Preprocessing Components
Section titled “Preprocessing Components”PaddleOCR
Section titled “PaddleOCR”Extracts text from PDFs and images. Supports dual backends: Lambda (CPU) or SageMaker (GPU).
| Item | Value |
|---|---|
| Target | PDF, Images (excluding DXF) |
| Lambda Models | pp-ocrv5 (CPU, Rust) |
| SageMaker Models | paddleocr-vl (GPU) |
| Output | paddleocr/result.json (per-page text + block coordinates) |
OCR language is automatically mapped based on the project language setting (Korean → korean, Japanese → japan, etc.).

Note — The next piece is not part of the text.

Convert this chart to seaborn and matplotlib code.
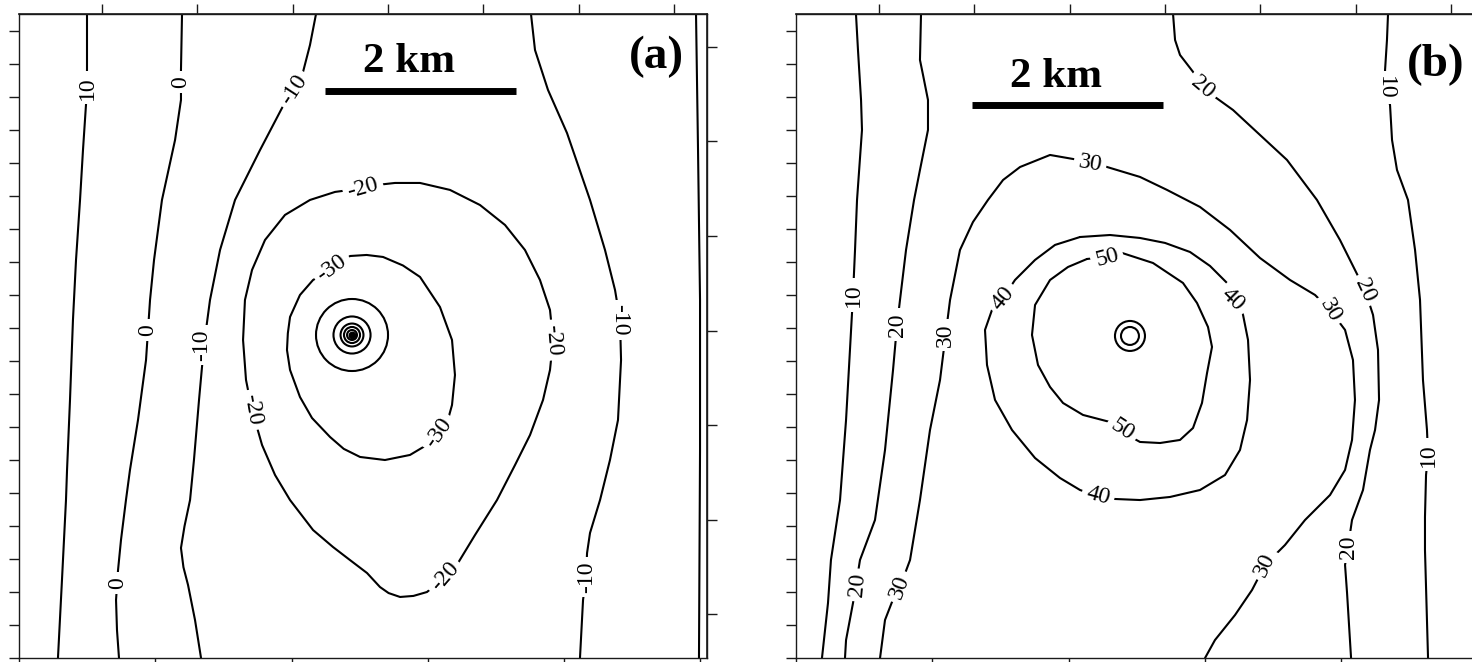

For details, see OCR on SageMaker.
Bedrock Data Automation (BDA)
Section titled “Bedrock Data Automation (BDA)”Uses AWS Bedrock Data Automation to analyze document structure (tables, layouts, images) in markdown format. For videos, it performs chapter splitting and summarization.
| Item | Value |
|---|---|
| Target | PDF, Images, Video, Audio (excluding office documents/DXF/web) |
| Activation | use_bda=true (selected at document upload) |
| Output | bda-output/ (markdown, images, metadata) |
AWS Transcribe
Section titled “AWS Transcribe”Converts speech from audio and video files to text. Generates timestamped segment-level transcripts.
| Item | Value |
|---|---|
| Target | Video (MP4, MOV, AVI, MKV, WebM), Audio (MP3, WAV, FLAC, M4A) |
| Activation | use_transcribe=true (selected at document upload) |
| Output | transcribe/{workflow_id}-{timestamp}.json |
Format Parser
Section titled “Format Parser”Extracts text using various libraries depending on file type. Runs synchronously within the Step Functions workflow.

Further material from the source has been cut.